At one point, Bob pleads for his life by saying, “We can put the world back to how it was,” referring to the supposed “cure” Eugene is taking to Washington D.C. Gareth responds dryly, “You can’t go back, Bob.” Whether or not that is true seems to be the central debate here. The case for not be able to go back, a.k.a. living by a traditional, pre-apocalypse morality, is best made by the Terminus member that Tyreese holds captive while Carol is on the hunt. This good old boy fatalist tries to convince his captor that everybody has to look out for themselves, or die. (Tyreese eventually smashes his brains out for threatening to break Judith’s neck, proving him right.)

Carol, rocking a kind of Princess Leia on Endor outfit, is the key to the Terminus prisoners’ escape. She lights up a tank of gas, resulting in the most spectacular explosion in the show’s five seasons and giving Rick, Carl, Sasha, Michonne, and the others a chance to escape. Aside from Rick, Carol is arguably the most interesting character on the show in that she’s evolved so much. She began as a meek, battered wife and has been: a grieving mother, hopeless optimist, calculating pragmatist, zombie killing arts teacher, substitute mother, outcast, and now, it seems, prodigal daughter.

This is also one of the most squirm-inducing episodes since the show began. Within the first five minutes, four people have their throats cut in preparation for group meal. Faces are eaten, walkers set alight. And we get a tour through a really unappealing human abattoir. (Which was grosser, the dangling bits of neck or the lazy susan of human flesh toward the end, you decide.) Ultimately, it all ends with some welcome reunions. The moment when Daryl and Carol see each other again is one of the most emotional since Rick was forced to end Shane in season one.

Zombie Kill Report
1 sharp object to the skull by Carol on the train tracks; 1 piece of rebar to the face by a Terminus member working the fence; 15 in the gas tank explosion Carol detonates; 1 by Terminus sharp shooters; 5 blown to bits by sharp objects as Glenn leads a raid on a cargo container filled with prisoners; 5 by automatic gun fire by Terminus forces; 1 by metal pipe by Daryl; 3 by brute force by Tyreese when he’s forced to protect Judith; 2 by blunt force by Daryl and Bob as Rick opens the box car door; 3 by knife by Maggie during the escape; 1 by knife by Tara; 1 by automatic gunfire by Rick; 2 by pipe to the face by Daryl; 2 by brass-knuckle knife by Rosita; 1 by handgun fire to the open mouth by Sasha; 1 by knife to the face by Bob; 1 by gunfire by unidentified shooter; 1 by baseball bat swung by Glenn; 2 by makeshift sword to the head by Michonne.
Estimated Total: 49

Was That Negan?
In the last few shots of the episode, we’re taken back to the flashback to tie up Terminus’ origin story. The antagonist looks a lot like Negan, the greatest, most fearsome villain in the comic book. Presumably, the Terminus crew took what they had back by force. But it might have been a glimpse at this.

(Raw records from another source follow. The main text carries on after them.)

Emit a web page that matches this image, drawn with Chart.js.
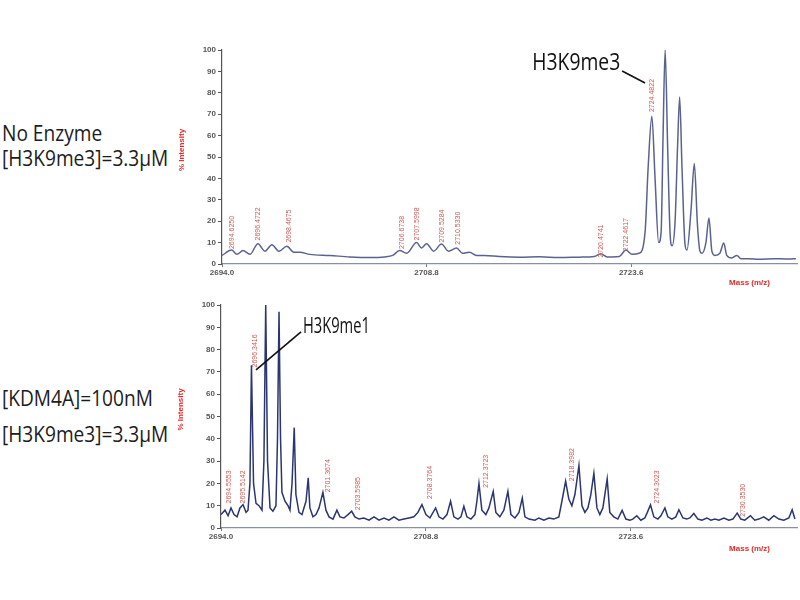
<!DOCTYPE html>
<html>
<head>
<meta charset="utf-8">
<script src="https://cdn.jsdelivr.net/npm/chart.js@4.4.1/dist/chart.umd.min.js"></script>
<style>
  body { margin: 0; width: 800px; height: 600px; background: #fff; position: relative; overflow: hidden; font-family: 'Open Sans', sans-serif; }
  .cond { position: absolute; left: 2px; font-size: 21px; line-height: 21px; color: #1c1c1c; transform: scaleX(0.91); transform-origin: 0 0; white-space: nowrap; }
  canvas { position: absolute; left: 160px; }
</style>
</head>
<body>
<div class="cond" style="top:123px">No Enzyme</div>
<div class="cond" style="top:148px">[H3K9me3]=3.3μM</div>
<div class="cond" style="top:388px">[KDM4A]=100nM</div>
<div class="cond" style="top:424px">[H3K9me3]=3.3μM</div>
<canvas id="topChart" width="640" height="250" style="top:40px"></canvas>
<canvas id="bottomChart" width="640" height="259" style="top:295px"></canvas>
<script>
// --- axis ---
const massMin = 2694.0;
const massMax = 2735.6;
const massTicks = [2694.0, 2708.8, 2723.6];

// --- top spectrum: no enzyme ---
const topMass = [
  2694.00, 2694.70, 2695.08, 2695.52, 2696.02, 2696.60, 2697.10, 2697.61, 2698.12, 2698.69,
  2699.20, 2699.63, 2700.35, 2701.80, 2703.24, 2704.69, 2705.77, 2706.35, 2706.85, 2707.36,
  2708.08, 2708.44, 2708.80, 2709.31, 2709.88, 2710.39, 2710.97, 2711.40, 2711.91, 2712.41,
  2712.99, 2714.07, 2715.52, 2716.96, 2718.40, 2719.85, 2720.93, 2721.41, 2721.87, 2722.74,
  2723.22, 2723.67, 2724.18, 2724.61, 2724.83, 2725.10, 2725.33, 2725.59, 2725.77, 2725.91,
  2726.06, 2726.24, 2726.42, 2726.56, 2726.78, 2726.96, 2727.11, 2727.28, 2727.50, 2727.64,
  2727.93, 2728.17, 2728.40, 2728.58, 2728.73, 2729.01, 2729.23, 2729.44, 2729.66, 2730.02,
  2730.30, 2730.52, 2730.88, 2731.25, 2731.54, 2732.12, 2732.84, 2733.93, 2735.01, 2735.52
];
const topIntensity = [
  4, 6.5, 4.5, 6.3, 4.5, 9.5, 6, 9.0, 6, 8.3,
  5.5, 5.5, 4.5, 4, 3.3, 3, 3.3, 4, 6.3, 5,
  10, 7.5, 9.5, 6, 9.3, 6, 7.5, 5, 5.5, 4,
  4, 3.5, 3.2, 3.4, 3.0, 3.2, 3.5, 4.8, 3.3, 3.5,
  6.5, 4.5, 5, 15, 45, 69, 40, 10, 15, 60,
  100, 55, 14, 8.5, 20, 55, 78, 45, 9, 6.5,
  25, 47, 18, 6, 5, 10, 21.5, 6, 4, 5,
  9.8, 4, 2.8, 4, 2.5, 2.5, 2.2, 2.5, 2.3, 2.5
];
const topPeakText = ['2694.6250', '2696.4722', '2698.4675', '2706.6738', '2707.5998', '2709.5284', '2710.5330', '2720.4741', '2722.4617', '2724.4822'];
const topPeakMass = [2694.70, 2696.60, 2698.85, 2707.00, 2708.08, 2709.92, 2711.05, 2721.41, 2723.22, 2725.10];
const topPeakBase = [7, 11, 10, 7, 11, 10, 9, 3, 6, 71];

// --- bottom spectrum: KDM4A ---
const bottomMass = [
  2694.00, 2694.29, 2694.51, 2694.72, 2694.94, 2695.16, 2695.37, 2695.59, 2695.81, 2695.95,
  2696.09, 2696.20, 2696.35, 2696.53, 2696.74, 2696.96, 2697.10, 2697.23, 2697.36, 2697.54,
  2697.75, 2697.97, 2698.08, 2698.19, 2698.30, 2698.40, 2698.62, 2698.84, 2698.98, 2699.13,
  2699.29, 2699.41, 2699.63, 2699.85, 2699.99, 2700.14, 2700.30, 2700.42, 2700.64, 2700.86,
  2701.08, 2701.36, 2701.58, 2701.80, 2702.09, 2702.37, 2702.59, 2702.88, 2703.17, 2703.44,
  2703.67, 2703.96, 2704.32, 2704.69, 2705.05, 2705.41, 2705.77, 2706.13, 2706.49, 2706.85,
  2707.21, 2707.57, 2707.93, 2708.22, 2708.51, 2708.80, 2709.09, 2709.50, 2709.74, 2710.03,
  2710.32, 2710.58, 2710.82, 2711.11, 2711.33, 2711.54, 2711.76, 2712.05, 2712.34, 2712.48,
  2712.63, 2712.84, 2713.13, 2713.35, 2713.66, 2713.85, 2714.14, 2714.43, 2714.72, 2714.94,
  2715.23, 2715.52, 2715.76, 2715.95, 2716.24, 2716.67, 2716.96, 2717.32, 2717.68, 2718.04,
  2718.40, 2718.62, 2718.89, 2719.12, 2719.34, 2719.56, 2719.85, 2720.07, 2720.28, 2720.50,
  2720.71, 2720.93, 2721.15, 2721.36, 2721.58, 2721.89, 2722.08, 2722.37, 2722.66, 2722.97,
  2723.24, 2723.53, 2723.74, 2724.03, 2724.32, 2724.61, 2724.79, 2725.02, 2725.26, 2725.55,
  2725.77, 2726.06, 2726.27, 2726.56, 2726.85, 2727.07, 2727.36, 2727.64, 2727.86, 2728.15,
  2728.44, 2728.73, 2729.09, 2729.38, 2729.67, 2729.96, 2730.32, 2730.68, 2730.97, 2731.28,
  2731.54, 2731.83, 2732.24, 2732.55, 2732.84, 2733.20, 2733.56, 2733.93, 2734.29, 2734.65,
  2735.01, 2735.25, 2735.45
];
const bottomIntensity = [
  6, 8, 5.5, 9, 6, 5, 9, 10.5, 7, 8,
  20, 73, 20, 11, 10, 8, 30, 100, 30, 9,
  7.5, 10, 40, 97, 40, 16, 12, 10, 8, 20,
  45, 15, 7, 6, 9, 12, 22.5, 9, 5, 6,
  9, 16, 8, 5, 4, 8, 5, 4.5, 6, 7.5,
  5, 4, 4.5, 3.5, 5, 3.5, 4.5, 3.5, 5, 3.5,
  4, 4.5, 5, 7, 10.5, 6, 4.5, 9, 5, 4,
  6, 12, 5, 4, 5, 9.7, 5, 4, 6, 12,
  20, 8, 6, 9, 16.4, 7, 5, 8, 16.4, 6,
  4.5, 7, 13.4, 5, 4, 3.5, 4.5, 3.5, 4.5, 4,
  5, 12, 21, 13, 10, 15, 28, 10, 7, 9,
  15, 24.5, 9, 6, 9, 22, 7, 5, 4, 7.9,
  4, 3.5, 4, 5.5, 3.5, 4.5, 7, 10.4, 5, 4,
  5.5, 9, 5, 4, 5, 8.2, 4.5, 4, 4.5, 6.5,
  4, 3.5, 4.5, 3.5, 4, 3.5, 4.5, 3.5, 4, 6.7,
  4, 3.5, 5.5, 3.5, 4, 5, 3.5, 5.5, 4, 3.5,
  4.5, 8.2, 4
];
const bottomPeakText = ['2694.5553', '2695.5142', '2696.3416', '2701.3674', '2703.5985', '2708.3764', '2712.3723', '2718.3982', '2724.3023', '2730.3530'];
const bottomPeakMass = [2694.60, 2695.61, 2696.45, 2701.75, 2703.91, 2709.09, 2713.13, 2719.32, 2725.46, 2731.71];
const bottomPeakBase = [11, 11, 72, 16, 8, 13, 18, 21, 11, 5];

const tickFont = { family: '"Liberation Sans", Arial', size: 8, weight: 'bold' };

// rotated peak labels, axis titles and the tagged peak with its leader line
const notes = {
  id: 'notes',
  afterDraw(chart, args, o) {
    const { ctx, chartArea: a, scales: { x, y } } = chart;
    ctx.save();
    ctx.font = '7px "Liberation Sans", Arial';
    ctx.fillStyle = '#cc5b55';
    ctx.textAlign = 'left';
    ctx.textBaseline = 'middle';
    o.text.forEach((t, i) => {
      ctx.save();
      ctx.translate(x.getPixelForValue(o.mass[i]), y.getPixelForValue(o.base[i]));
      ctx.rotate(-Math.PI / 2);
      ctx.fillText(t, 0, 0);
      ctx.restore();
    });

    ctx.fillStyle = '#e02b2b';
    ctx.font = 'bold 8px "Liberation Sans", Arial';
    ctx.save();
    ctx.translate(a.left - 40, (a.top + a.bottom) / 2 - 7);
    ctx.rotate(-Math.PI / 2);
    ctx.textAlign = 'center';
    ctx.fillText('% Intensity', 0, 0);
    ctx.restore();
    ctx.textAlign = 'right';
    ctx.fillText('Mass (m/z)', a.right - 27, a.bottom + o.massTitleGap);

    const t = o.tag;
    ctx.strokeStyle = '#111';
    ctx.lineWidth = 1.6;
    ctx.beginPath();
    ctx.moveTo(x.getPixelForValue(t.from[0]), y.getPixelForValue(t.from[1]));
    ctx.lineTo(x.getPixelForValue(t.to[0]), y.getPixelForValue(t.to[1]));
    ctx.stroke();
    ctx.fillStyle = '#111';
    ctx.font = t.size + 'px "Open Sans"';
    ctx.textAlign = 'left';
    ctx.textBaseline = 'middle';
    ctx.translate(x.getPixelForValue(t.at[0]), y.getPixelForValue(t.at[1]));
    ctx.scale(t.squeeze, 1);
    ctx.fillText(t.label, 0, 0);
    ctx.restore();
  }
};

function spectrumChart(id, mass, intensity, color, smooth, lineWidth, yWidth, notesOpts) {
  return new Chart(document.getElementById(id), {
    type: 'line',
    data: {
      datasets: [{
        data: mass.map((m, i) => ({ x: m, y: intensity[i] })),
        borderColor: color,
        borderWidth: lineWidth,
        pointRadius: 0,
        fill: false,
        tension: smooth ? 0.4 : 0,
        cubicInterpolationMode: smooth ? 'monotone' : 'default'
      }]
    },
    options: {
      responsive: false,
      animation: false,
      layout: { padding: { top: 10, right: 3 } },
      plugins: { legend: { display: false }, tooltip: { enabled: false }, notes: notesOpts },
      scales: {
        x: {
          type: 'linear', min: massMin, max: massMax,
          afterBuildTicks: s => { s.ticks = massTicks.map(v => ({ value: v })); },
          afterFit: s => { s.height = 26; },
          ticks: { callback: v => v.toFixed(1), font: tickFont, color: '#555', maxRotation: 0, autoSkip: false, padding: 1 },
          grid: { drawOnChartArea: false, drawTicks: true, tickLength: 3, color: '#777' },
          border: { color: '#8a90a4', width: 1.2 }
        },
        y: {
          min: 0, max: 100,
          afterFit: s => { s.width = yWidth; },
          ticks: { stepSize: 10, font: tickFont, color: '#555', padding: 2 },
          grid: { drawOnChartArea: false, drawTicks: true, tickLength: 4, color: '#555' },
          border: { color: '#555', width: 1.2 }
        }
      }
    },
    plugins: [notes]
  });
}

spectrumChart('topChart', topMass, topIntensity, '#5a6390', true, 1.5, 62, {
  text: topPeakText, mass: topPeakMass, base: topPeakBase, massTitleGap: 19,
  tag: { label: 'H3K9me3', at: [2716.45, 93.9], from: [2722.95, 90.2], to: [2724.61, 84.6], size: 23, squeeze: 0.84 }
});
spectrumChart('bottomChart', bottomMass, bottomIntensity, '#2a3572', false, 1.5, 61, {
  text: bottomPeakText, mass: bottomPeakMass, base: bottomPeakBase, massTitleGap: 21,
  tag: { label: 'H3K9me1', at: [2699.92, 90.1], from: [2699.78, 87.9], to: [2696.53, 70.9], size: 21, squeeze: 0.7 }
});
</script>
</body>
</html>
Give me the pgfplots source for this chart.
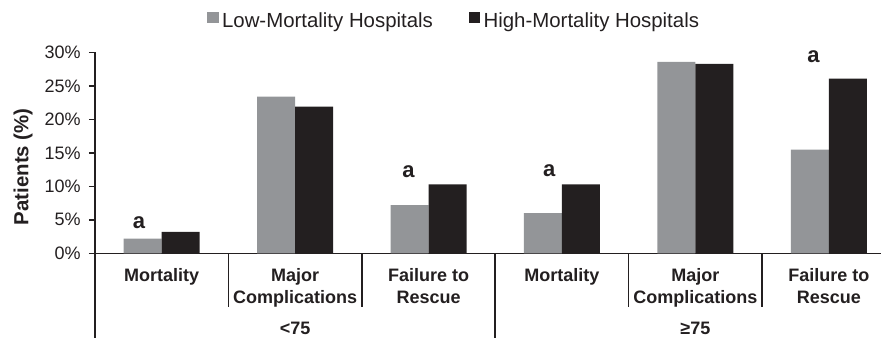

Other Unanswered Questions
Gareth—still alive or dead? What’s up with DC? Eugene does not exactly seem like a genius. When he’s asked about the “cure,” he uncorks a jargon-laden spiel about weaponized diseases being used to fight weaponized diseases and a vague conclusion that humanity will be able to “fight fire with fire.” It basically made no sense, thought it seems to have convinced the rest of the group.

Walkers As Strategy
We’ve seen it before here and there, but this was the first time we saw the group using a horde as an asset in a fight. Over the past seasons, the walkers have receded into the background as the main source of conflict (and terror). Other living people and strangers especially have become much more threatening. But it will be interesting to see if the walkers start being employed as pawns between groups of human beings.